Medical student’s vision was threatened by keratoconus, and early diagnosis and treatment could prove to be key to preserving the patient’s vision.
A Moorfields Eye Hospital ophthalmologist has performed a life-changing surgery on a 23-year-old patient after diagnosing him with a progressive eye disease that is prevalent in Middle Eastern communities.
Mogemad Osama, an Ajman University student from Palestine who plans to become a dentist, struggled for years with devastating vision loss which caused him to change his prescription glasses multiple times. After deciding that he needed to seek help, Osama was referred to Esmaeil Arbabi, MD, at MoorfieldsEye Hospital, a Mubadala Health partner.
According to a Moorfields Eye Hospital news release, Osama feared he would not be able to realize his dream of practicing dentistry.
“My career depends on two things: my eyes and my hands,” he said in the news release. “When I first started having problems with my vision, it was a huge disappointment for me. But I never give up.”
Osama was soon diagnosed with keratoconus, which affects the structure of the cornea and gradually causes blurred vision that cannot be corrected with glasses. The eye hospital noted in the news release a recent study found while the disease affects only one in 2,000 people worldwide, the prevalence of the disease in the United Arab Emirates (UAE) is 2.7 percent, which is 54 percent higher than the global average, according to the hospital’s news release. The condition also impacts both men and women and typically stabilizes by the time people reach their 30s, although by then serious damage could have been caused.

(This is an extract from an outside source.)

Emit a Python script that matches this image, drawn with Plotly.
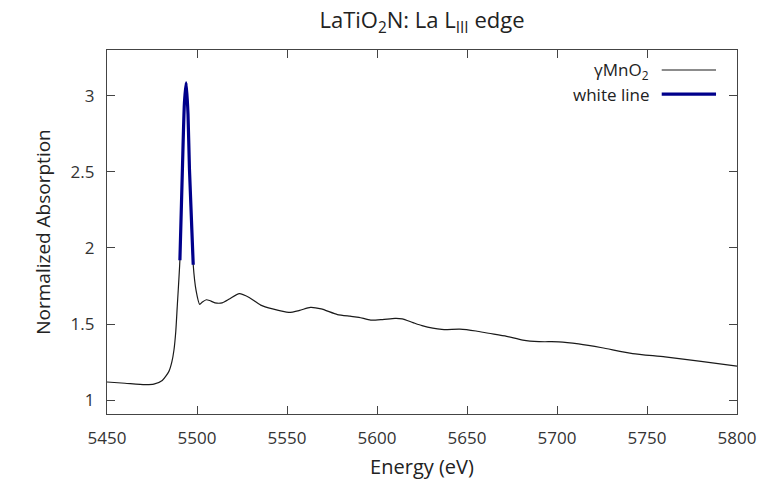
import plotly.graph_objects as go

# ---- data ----
energy = [5450, 5460, 5471, 5476, 5480.7, 5484.4, 5486, 5487.2, 5488.2, 5489,
          5490.5, 5491.9, 5493, 5494, 5495, 5495.8, 5497.9,
          5499.5, 5501.5, 5503, 5505.2, 5507, 5510, 5514, 5518, 5523.5,
          5529, 5535.4, 5542, 5551, 5557, 5563, 5569, 5578, 5585, 5590,
          5596.5, 5603, 5610, 5614, 5620, 5625, 5636, 5646, 5655, 5662,
          5672, 5681, 5690, 5701, 5712, 5725, 5742, 5760, 5780, 5800]
absorption = [1.12, 1.112, 1.103, 1.106, 1.13, 1.19, 1.25, 1.33, 1.45, 1.61,
              1.92, 2.52, 2.95, 3.085, 2.88, 2.52, 1.89,
              1.72, 1.63, 1.645, 1.66, 1.655, 1.64, 1.64, 1.665, 1.70,
              1.675, 1.625, 1.60, 1.577, 1.59, 1.61, 1.60, 1.563, 1.552, 1.545,
              1.526, 1.53, 1.538, 1.535, 1.51, 1.49, 1.465, 1.467, 1.455, 1.44,
              1.42, 1.395, 1.385, 1.384, 1.37, 1.345, 1.307, 1.285, 1.255, 1.225]
white_line_range = (5490.5, 5497.9)

x_ticks = [5450, 5500, 5550, 5600, 5650, 5700, 5750, 5800]
y_ticks = [1, 1.5, 2, 2.5, 3]

wl_e = [e for e in energy if white_line_range[0] <= e <= white_line_range[1]]
wl_a = [a for e, a in zip(energy, absorption) if white_line_range[0] <= e <= white_line_range[1]]

FONT = "Open Sans"
FRAME = "#444444"

fig = go.Figure()
fig.add_trace(go.Scatter(x=energy, y=absorption, mode="lines",
                         line=dict(color="#1a1a1a", width=1.2, shape="spline", smoothing=0.6),
                         showlegend=False, hoverinfo="skip"))
fig.add_trace(go.Scatter(x=wl_e, y=wl_a, mode="lines",
                         line=dict(color="#00008b", width=3.2, shape="spline", smoothing=0.6),
                         showlegend=False, hoverinfo="skip"))

# gnuplot-style legend (text left, sample right)
leg = [("γMnO<sub>2</sub>", "#1a1a1a", 1.2, 0.945),
       ("white line", "#00008b", 3.2, 0.879)]
for text, col, w, yy in leg:
    fig.add_annotation(x=0.8635, y=yy, xref="paper", yref="paper", text=text,
                       showarrow=False, xanchor="right", yanchor="middle",
                       font=dict(family=FONT, size=17, color="#222222"))
    fig.add_shape(type="line", xref="paper", yref="paper", x0=0.8805, x1=0.9667,
                  y0=yy, y1=yy, line=dict(color=col, width=w))

axis_common = dict(showline=True, linecolor=FRAME, linewidth=1.3, mirror="allticks",
                   ticks="inside", ticklen=8, tickcolor=FRAME, tickwidth=1.3,
                   showgrid=False, zeroline=False,
                   tickfont=dict(family=FONT, size=17, color="#333333"))

fig.update_layout(
    width=780, height=489,
    margin=dict(l=107, r=43, t=50, b=75),
    paper_bgcolor="white", plot_bgcolor="white",
    title=dict(text="LaTiO<sub>2</sub>N: La L<sub>III</sub> edge",
               x=0.5, xref="paper", y=0.958, yref="container", yanchor="middle",
               font=dict(family=FONT, size=22, color="#222222")),
    xaxis=dict(range=[5450, 5800], tickvals=x_ticks, ticklabelstandoff=8,
               title=dict(text="Energy (eV)", standoff=12,
                          font=dict(family=FONT, size=20, color="#222222")),
               **axis_common),
    yaxis=dict(range=[0.91, 3.30], tickvals=y_ticks, ticklabelstandoff=8,
               title=dict(text="Normalized Absorption", standoff=14,
                          font=dict(family=FONT, size=19, color="#222222")),
               **axis_common),
)

fig.write_html("out.html")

According to Arbabi, who has treated a number of cases of keratoconus, the cause of the disease is unknown, but genetics and environmental factors could play a role. Osama’s father had surgery several years ago for the same condition.

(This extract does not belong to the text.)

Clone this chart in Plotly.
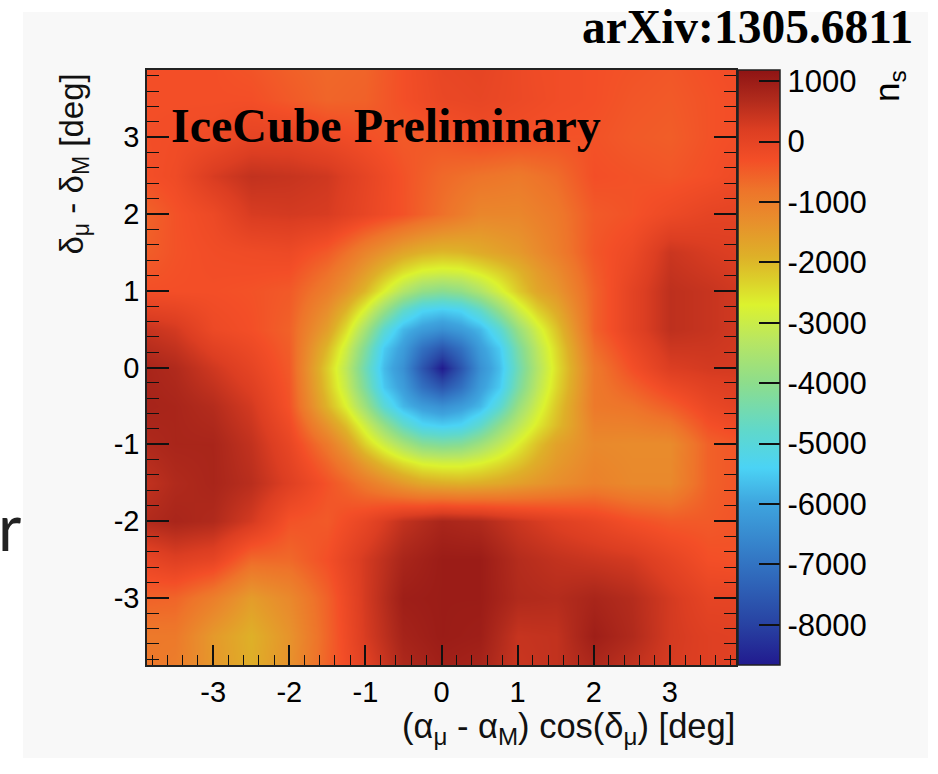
import plotly.graph_objects as go

# Grid nodes (deg); the central deficit is sampled on a finer 0.25 deg step
x_deg = [-4.0, -3.5, -3.0, -2.5, -2.0, -1.5, -1.25, -1.0, -0.75, -0.5, -0.25, 0.0,
         0.25, 0.5, 0.75, 1.0, 1.25, 1.5, 2.0, 2.5, 3.0, 3.5, 4.0]
y_deg_top_down = [4.0, 3.5, 3.0, 2.5, 2.0, 1.5, 1.25, 1.0, 0.75, 0.5, 0.25, 0.0,
                  -0.25, -0.5, -0.75, -1.0, -1.25, -1.5, -2.0, -2.5, -3.0, -3.5, -4.0]

# Fitted n_s at each node, one row per y node (top row y = +4 deg)
ns_rows = [
    [-300, -300, -300, -400, -550, -650, -625, -600, -450, -300, -175, -50, -25, 0, -75, -150, -225, -250, -300, -350, -400, -300, -200],
    [-300, -300, -300, -300, -450, -600, -575, -550, -425, -300, -200, -100, -75, -50, -100, -150, -200, -250, -300, -400, -450, -350, -250],
    [-300, -250, -200, 0, 0, -150, -225, -300, -375, -450, -425, -400, -325, -250, -275, -300, -325, -350, -350, -450, -500, -350, -250],
    [-350, -200, 250, 500, 450, 350, 175, 0, -175, -350, -500, -650, -725, -800, -850, -900, -800, -700, -300, -350, -400, -300, -150],
    [-650, -350, -150, 250, 300, 250, 100, -50, -200, -350, -550, -750, -950, -1150, -1150, -1150, -1025, -900, -450, -350, -150, 0, 50],
    [-550, -350, -250, -200, -150, -450, -750, -1100, -1400, -1700, -1900, -2000, -1950, -1800, -1650, -1500, -1250, -1000, -400, -150, 400, 250, 150],
    [-425, -325, -275, -275, -300, -750, -1100, -1550, -2050, -2500, -2800, -2900, -2850, -2600, -2300, -1950, -1550, -1250, -475, -50, 475, 350, 225],
    [-300, -300, -300, -350, -450, -990, -1410, -1980, -2700, -3390, -3880, -4060, -3900, -3440, -2850, -2230, -1730, -1450, -550, 50, 550, 450, 300],
    [100, 0, -225, -325, -500, -1300, -1950, -2800, -3810, -4760, -5350, -5500, -5360, -4780, -3920, -3000, -2300, -1800, -550, 50, 550, 450, 300],
    [500, 300, -150, -300, -550, -1590, -2460, -3590, -4860, -5750, -6150, -6400, -6150, -5750, -4930, -3800, -2900, -2150, -550, 50, 550, 450, 300],
    [675, 500, 100, -150, -500, -1990, -2950, -4200, -5510, -6150, -7050, -7600, -7050, -6150, -5530, -4300, -3250, -2400, -725, -125, 375, 375, 300],
    [850, 700, 350, 0, -450, -2260, -3230, -4510, -5720, -6400, -7600, -8650, -7600, -6400, -5700, -4500, -3400, -2500, -900, -300, 200, 300, 300],
    [850, 750, 500, 150, -400, -2160, -3070, -4280, -5550, -6150, -7050, -7600, -7050, -6150, -5530, -4300, -3250, -2400, -900, -550, -150, 100, 200],
    [850, 800, 650, 300, -350, -1940, -2710, -3740, -4930, -5750, -6150, -6400, -6150, -5750, -4930, -3800, -2950, -2200, -900, -800, -500, -100, 100],
    [775, 800, 725, 400, -200, -1400, -2070, -2950, -3870, -4730, -5320, -5470, -5360, -4810, -4000, -3250, -2600, -2050, -1050, -1025, -875, -325, -125],
    [700, 800, 800, 500, -50, -900, -1500, -2300, -2950, -3550, -4050, -4200, -4100, -3700, -3200, -2650, -2100, -1650, -1200, -1250, -1250, -550, -350],
    [575, 750, 800, 550, 50, -600, -1000, -1550, -2050, -2450, -2750, -2850, -2850, -2700, -2450, -2150, -1800, -1500, -1125, -1225, -1225, -550, -350],
    [450, 700, 800, 600, 150, -350, -600, -900, -1200, -1500, -1750, -1850, -1900, -1850, -1750, -1600, -1450, -1300, -1050, -1200, -1200, -550, -350],
    [650, 800, 700, 300, -350, -450, -250, -50, 225, 500, 650, 800, 750, 700, 550, 400, 275, 150, -50, -300, -450, -450, -350],
    [-100, 150, 0, -650, -650, -300, 0, 300, 550, 800, 900, 1000, 1000, 1000, 825, 650, 575, 500, 400, 300, 0, -300, -350],
    [-550, -600, -1000, -1550, -1200, -550, -125, 300, 625, 950, 975, 1000, 1000, 1000, 850, 700, 675, 650, 800, 650, 300, 0, 0],
    [-900, -900, -1500, -1900, -1400, -600, -175, 250, 550, 850, 925, 1000, 975, 950, 700, 450, 475, 500, 950, 700, 300, 150, 100],
    [-800, -1000, -1450, -1850, -1350, -550, -250, 50, 375, 700, 800, 900, 850, 800, 600, 400, 450, 500, 700, 450, 250, 150, 100],
]

# Colour bar range and labelled values
ns_min, ns_max = -8665, 1185
cbar_ticks = [1000, 0, -1000, -2000, -3000, -4000, -5000, -6000, -7000, -8000]
axis_ticks = [-3, -2, -1, 0, 1, 2, 3]

# Palette anchors: (n_s value, colour)
palette = [
    (-8665, "#211a8e"), (-8000, "#2842a2"), (-7000, "#3273c2"), (-6000, "#3ea4de"),
    (-5400, "#4bd3f5"), (-4800, "#5fd8cc"), (-4000, "#8ddd8c"), (-3300, "#b8e662"),
    (-2700, "#dcf22e"), (-2300, "#dcd02a"), (-1900, "#deb028"), (-1300, "#e88e2c"),
    (-800, "#ee742a"), (-300, "#f34e27"), (200, "#dc3e22"), (700, "#b02a1c"),
    (1185, "#8e1414"),
]
colorscale = [[(v - ns_min) / (ns_max - ns_min), c] for v, c in palette]

# Plot box in pixels
W, H = 938, 774
L, R, T, B = 147, 736, 70, 665
pw, ph = R - L, B - T
x_range = [-3.87, 3.87]
y_range = [-3.875, 3.875]


def px(xp):
    return (xp - L) / pw


def py(yp):
    return (B - yp) / ph


def hyphen_labels(vals):
    return [str(v) for v in vals]


y_up = y_deg_top_down[::-1]
z_up = ns_rows[::-1]

fig = go.Figure(
    go.Heatmap(
        x=x_deg, y=y_up, z=z_up,
        zsmooth="best", zmin=ns_min, zmax=ns_max,
        colorscale=colorscale, hoverinfo="skip",
        colorbar=dict(
            x=px(738), xanchor="left", xref="paper",
            y=0.5, yanchor="middle", len=1.0, lenmode="fraction",
            thickness=42, thicknessmode="pixels", xpad=0, ypad=0,
            outlinewidth=1.5, outlinecolor="#222222",
            tickmode="array", tickvals=cbar_ticks,
            ticktext=hyphen_labels(cbar_ticks),
            ticks="inside", ticklen=21, tickwidth=1.5, tickcolor="#111111",
            tickfont=dict(family="Liberation Sans, Arial, sans-serif", size=31, color="#000000"),
        ),
    )
)

tick_font = dict(family="Liberation Sans, Arial, sans-serif", size=29, color="#000000")
tick_style = dict(ticks="inside", tickwidth=1.5, tickcolor="#111111",
                  showgrid=False, zeroline=False)

fig.update_layout(
    xaxis=dict(
        range=x_range, tickmode="array", tickvals=axis_ticks, ticktext=hyphen_labels(axis_ticks),
        ticklen=20,
        minor=dict(dtick=0.2, tick0=0, ticks="inside", ticklen=10, tickwidth=1.3, tickcolor="#111111"),
        showline=True, linecolor="#222222", linewidth=1.5, mirror=True,
        tickfont=tick_font, ticklabelstandoff=0, **tick_style,
    ),
    # shorter tick marks along the top edge
    xaxis2=dict(
        range=x_range, overlaying="x", side="top", anchor="y", matches="x",
        tickmode="array", tickvals=axis_ticks, showticklabels=False, ticklen=15,
        minor=dict(dtick=0.2, tick0=0, ticks="inside", ticklen=7, tickwidth=1.3, tickcolor="#111111"),
        showline=False, **tick_style,
    ),
    yaxis=dict(
        range=y_range, tickmode="array", tickvals=axis_ticks, ticktext=hyphen_labels(axis_ticks),
        ticklen=22,
        minor=dict(dtick=0.2, tick0=0, ticks="inside", ticklen=12, tickwidth=1.3, tickcolor="#111111"),
        showline=True, linecolor="#222222", linewidth=1.5, mirror="ticks",
        tickfont=tick_font, **tick_style,
    ),
)

label_font = dict(family="Liberation Sans, Arial, sans-serif", size=33, color="#111111")
serif_bold = dict(family="Liberation Serif, Times New Roman, serif", color="#000000")

annotations = [
    dict(text="<b>arXiv:1305.6811</b>", x=px(915), y=py(27), xanchor="right", yanchor="middle",
         font=dict(size=47.5, **serif_bold)),
    dict(text="<b>IceCube Preliminary</b>", x=px(169), y=py(125), xanchor="left", yanchor="middle",
         font=dict(size=48, **serif_bold)),
    dict(text="(α<sub>μ</sub> - α<sub>M</sub>) cos(δ<sub>μ</sub>) [deg]", x=px(737), y=py(728),
         xanchor="right", yanchor="middle", font=dict(label_font, size=34.5)),
    dict(text="δ<sub>μ</sub> - δ<sub>M</sub> [deg]", x=px(73), y=py(72), textangle=-90,
         xanchor="center", yanchor="top", font=label_font),
    dict(text="n<sub>s</sub>", x=px(889), y=py(68), textangle=-90,
         xanchor="center", yanchor="top",
         font=dict(family="Liberation Sans, Arial, sans-serif", size=35, color="#000000")),
    dict(text="r", x=px(-4), y=py(526), xanchor="left", yanchor="middle",
         font=dict(family="Lato, Liberation Sans, sans-serif", size=64, color="#222222")),
]
for a in annotations:
    a.update(xref="paper", yref="paper", showarrow=False)

fig.update_layout(
    width=W, height=H,
    margin=dict(l=L, r=W - R, t=T, b=H - B),
    paper_bgcolor="#ffffff", plot_bgcolor="#f8f8f8",
    annotations=annotations,
    shapes=[dict(type="rect", xref="paper", yref="paper", layer="below",
                 x0=px(23), x1=px(928), y0=py(758), y1=py(12),
                 fillcolor="#f8f8f8", line=dict(width=0))],
)

fig.write_html("out.html")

Instead of opting for a corneal transplant, Arbabi performed cross-linking, combined with a sophisticated laser treatment on Osama’s left eye. The advanced laser reshapes the cornea and smoothens the irregularities caused by keratoconus. This will then be immediately followed by the application of Vitamin B eyedrops and shining of an ultraviolet light on the eye. The procedure only takes just 15 minutes to complete and has a 95 percent chance in stopping the progression of the disease.
“Early diagnosis and early treatment are absolutely essential,” Arbabi in the news release. “If we catch this early enough, we can treat it so that it’s like nothing has happened at all. But if you delay, there’s a risk of a lifetime wearing hard, rigid contact lenses, or ultimately requiring a corneal transplant. It could lead to a poor quality of life for the rest of your life.”
“Before the procedure I was experiencing double vision; it wasn’t clear at all,” said Osama. “But 10 days after, everything in my left eye was back to normal. I even returned to university and started to work again. It would be fair to say that my career has been saved by Dr. Arbabi and the great staff at Moorfields.”
The disease will be the focus of the 1st Annual International Keratoconus Academy (IKA) of Eye Care Professionals Keratoconus Symposium will take place April 22-23, 2023, at the Scottsdale Marriott at McDowell Mountains in Scottsdale, Arizona.
This new hybrid, interactive conference for optometrists, ophthalmologists, and other eye care professionals involved in keratoconus management will promote ongoing professional education and scientific development in keratoconus and other forms of corneal ectasia. The topics covered will include using new diagnostic technologies, maximizing keratoconus management in clinical practice, and amplifying clinician voices on keratoconus best practices.
The co-chairs of the event are IKA CEO and cofounder S. Barry Eiden, OD, FAAO, FSLS, North Suburban Vision Consultants, Deerfield, Illinois; IKA president and cofounder Andrew S. Morgenstern, OD, FAAO, FNAP, Walter Reed National Military Medical Center, Bethesda, Maryland; and IKA executive board member Elizabeth Yeu, MD, Virginia Eye Consultants, Norfolk.
“The 1st annual IKA Keratoconus Symposium will be [a gathering] of some of the greatest minds in the field of keratoconus who will share their extensive knowledge and experience regarding the most current information available and their visions toward the future,” Eiden commented.
Registration is free for students, residents, fellows, active duty service members, and veterans.